● WHAT IS BEING ASKED
Take the listing and print it in full, exactly as given.
• • • • • • •
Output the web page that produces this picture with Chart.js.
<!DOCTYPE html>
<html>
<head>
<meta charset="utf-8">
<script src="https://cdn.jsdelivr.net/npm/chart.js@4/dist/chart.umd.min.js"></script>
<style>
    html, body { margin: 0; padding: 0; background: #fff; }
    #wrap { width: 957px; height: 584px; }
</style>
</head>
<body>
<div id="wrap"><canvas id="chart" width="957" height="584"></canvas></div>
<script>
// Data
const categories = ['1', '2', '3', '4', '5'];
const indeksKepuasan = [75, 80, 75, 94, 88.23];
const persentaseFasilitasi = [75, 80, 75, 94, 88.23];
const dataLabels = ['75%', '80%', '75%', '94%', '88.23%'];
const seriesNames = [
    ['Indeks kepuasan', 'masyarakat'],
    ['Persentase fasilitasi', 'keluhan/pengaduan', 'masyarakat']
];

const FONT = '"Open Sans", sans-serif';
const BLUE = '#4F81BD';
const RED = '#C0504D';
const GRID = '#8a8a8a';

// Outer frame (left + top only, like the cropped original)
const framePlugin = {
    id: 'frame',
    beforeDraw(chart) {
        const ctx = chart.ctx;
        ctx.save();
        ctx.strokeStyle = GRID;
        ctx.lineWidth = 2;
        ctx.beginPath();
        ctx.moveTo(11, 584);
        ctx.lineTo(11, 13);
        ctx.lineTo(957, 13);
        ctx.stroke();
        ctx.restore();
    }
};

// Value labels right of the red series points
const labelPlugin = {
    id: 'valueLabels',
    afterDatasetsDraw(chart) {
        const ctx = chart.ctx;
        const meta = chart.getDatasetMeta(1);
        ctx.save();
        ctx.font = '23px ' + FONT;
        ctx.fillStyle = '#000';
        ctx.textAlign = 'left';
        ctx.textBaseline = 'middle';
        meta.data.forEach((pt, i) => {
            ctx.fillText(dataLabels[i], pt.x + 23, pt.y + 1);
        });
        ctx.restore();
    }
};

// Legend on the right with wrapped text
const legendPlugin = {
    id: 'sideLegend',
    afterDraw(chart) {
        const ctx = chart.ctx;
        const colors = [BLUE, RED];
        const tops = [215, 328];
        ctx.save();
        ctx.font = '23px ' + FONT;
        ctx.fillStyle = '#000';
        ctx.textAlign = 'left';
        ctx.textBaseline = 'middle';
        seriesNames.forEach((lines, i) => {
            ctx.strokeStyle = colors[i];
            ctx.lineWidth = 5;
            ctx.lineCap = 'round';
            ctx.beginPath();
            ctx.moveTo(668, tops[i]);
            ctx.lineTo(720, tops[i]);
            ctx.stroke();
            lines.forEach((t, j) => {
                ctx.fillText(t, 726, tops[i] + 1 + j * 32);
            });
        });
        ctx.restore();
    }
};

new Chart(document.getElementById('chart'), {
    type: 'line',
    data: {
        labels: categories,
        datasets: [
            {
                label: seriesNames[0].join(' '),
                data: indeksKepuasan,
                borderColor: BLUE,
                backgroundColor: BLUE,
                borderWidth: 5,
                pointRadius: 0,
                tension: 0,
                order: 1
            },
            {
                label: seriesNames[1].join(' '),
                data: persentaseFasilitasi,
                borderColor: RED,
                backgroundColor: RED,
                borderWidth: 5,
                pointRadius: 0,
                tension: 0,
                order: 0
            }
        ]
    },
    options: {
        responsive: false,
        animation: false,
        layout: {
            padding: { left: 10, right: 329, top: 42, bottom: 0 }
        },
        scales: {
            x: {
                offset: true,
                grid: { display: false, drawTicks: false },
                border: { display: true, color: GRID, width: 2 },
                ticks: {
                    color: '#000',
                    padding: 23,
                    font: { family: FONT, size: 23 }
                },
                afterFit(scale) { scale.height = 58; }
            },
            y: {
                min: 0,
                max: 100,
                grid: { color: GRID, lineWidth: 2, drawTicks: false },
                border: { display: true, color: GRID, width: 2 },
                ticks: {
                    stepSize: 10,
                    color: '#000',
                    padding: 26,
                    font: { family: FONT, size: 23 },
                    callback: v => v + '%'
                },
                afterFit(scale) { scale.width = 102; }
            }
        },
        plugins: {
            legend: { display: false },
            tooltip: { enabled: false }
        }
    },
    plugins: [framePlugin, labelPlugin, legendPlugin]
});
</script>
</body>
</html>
• • • • • • •
● CORRECT RESULT
Output the web page that produces this picture with Chart.js.
<!DOCTYPE html>
<html>
<head>
<meta charset="utf-8">
<script src="https://cdn.jsdelivr.net/npm/chart.js@4/dist/chart.umd.min.js"></script>
<style>
    html, body { margin: 0; padding: 0; background: #fff; }
    #wrap { width: 957px; height: 584px; }
</style>
</head>
<body>
<div id="wrap"><canvas id="chart" width="957" height="584"></canvas></div>
<script>
// Data
const categories = ['1', '2', '3', '4', '5'];
const indeksKepuasan = [75, 80, 75, 94, 88.23];
const persentaseFasilitasi = [75, 80, 75, 94, 88.23];
const dataLabels = ['75%', '80%', '75%', '94%', '88.23%'];
const seriesNames = [
    ['Indeks kepuasan', 'masyarakat'],
    ['Persentase fasilitasi', 'keluhan/pengaduan', 'masyarakat']
];

const FONT = '"Open Sans", sans-serif';
const BLUE = '#4F81BD';
const RED = '#C0504D';
const GRID = '#8a8a8a';

// Outer frame (left + top only, like the cropped original)
const framePlugin = {
    id: 'frame',
    beforeDraw(chart) {
        const ctx = chart.ctx;
        ctx.save();
        ctx.strokeStyle = GRID;
        ctx.lineWidth = 2;
        ctx.beginPath();
        ctx.moveTo(11, 584);
        ctx.lineTo(11, 13);
        ctx.lineTo(957, 13);
        ctx.stroke();
        ctx.restore();
    }
};

// Value labels right of the red series points
const labelPlugin = {
    id: 'valueLabels',
    afterDatasetsDraw(chart) {
        const ctx = chart.ctx;
        const meta = chart.getDatasetMeta(1);
        ctx.save();
        ctx.font = '23px ' + FONT;
        ctx.fillStyle = '#000';
        ctx.textAlign = 'left';
        ctx.textBaseline = 'middle';
        meta.data.forEach((pt, i) => {
            ctx.fillText(dataLabels[i], pt.x + 23, pt.y + 1);
        });
        ctx.restore();
    }
};

// Legend on the right with wrapped text
const legendPlugin = {
    id: 'sideLegend',
    afterDraw(chart) {
        const ctx = chart.ctx;
        const colors = [BLUE, RED];
        const tops = [215, 328];
        ctx.save();
        ctx.font = '23px ' + FONT;
        ctx.fillStyle = '#000';
        ctx.textAlign = 'left';
        ctx.textBaseline = 'middle';
        seriesNames.forEach((lines, i) => {
            ctx.strokeStyle = colors[i];
            ctx.lineWidth = 5;
            ctx.lineCap = 'round';
            ctx.beginPath();
            ctx.moveTo(668, tops[i]);
            ctx.lineTo(720, tops[i]);
            ctx.stroke();
            lines.forEach((t, j) => {
                ctx.fillText(t, 726, tops[i] + 1 + j * 32);
            });
        });
        ctx.restore();
    }
};

new Chart(document.getElementById('chart'), {
    type: 'line',
    data: {
        labels: categories,
        datasets: [
            {
                label: seriesNames[0].join(' '),
                data: indeksKepuasan,
                borderColor: BLUE,
                backgroundColor: BLUE,
                borderWidth: 5,
                pointRadius: 0,
                tension: 0,
                order: 1
            },
            {
                label: seriesNames[1].join(' '),
                data: persentaseFasilitasi,
                borderColor: RED,
                backgroundColor: RED,
                borderWidth: 5,
                pointRadius: 0,
                tension: 0,
                order: 0
            }
        ]
    },
    options: {
        responsive: false,
        animation: false,
        layout: {
            padding: { left: 10, right: 329, top: 42, bottom: 0 }
        },
        scales: {
            x: {
                offset: true,
                grid: { display: false, drawTicks: false },
                border: { display: true, color: GRID, width: 2 },
                ticks: {
                    color: '#000',
                    padding: 23,
                    font: { family: FONT, size: 23 }
                },
                afterFit(scale) { scale.height = 58; }
            },
            y: {
                min: 0,
                max: 100,
                grid: { color: GRID, lineWidth: 2, drawTicks: false },
                border: { display: true, color: GRID, width: 2 },
                ticks: {
                    stepSize: 10,
                    color: '#000',
                    padding: 26,
                    font: { family: FONT, size: 23 },
                    callback: v => v + '%'
                },
                afterFit(scale) { scale.width = 102; }
            }
        },
        plugins: {
            legend: { display: false },
            tooltip: { enabled: false }
        }
    },
    plugins: [framePlugin, labelPlugin, legendPlugin]
});
</script>
</body>
</html>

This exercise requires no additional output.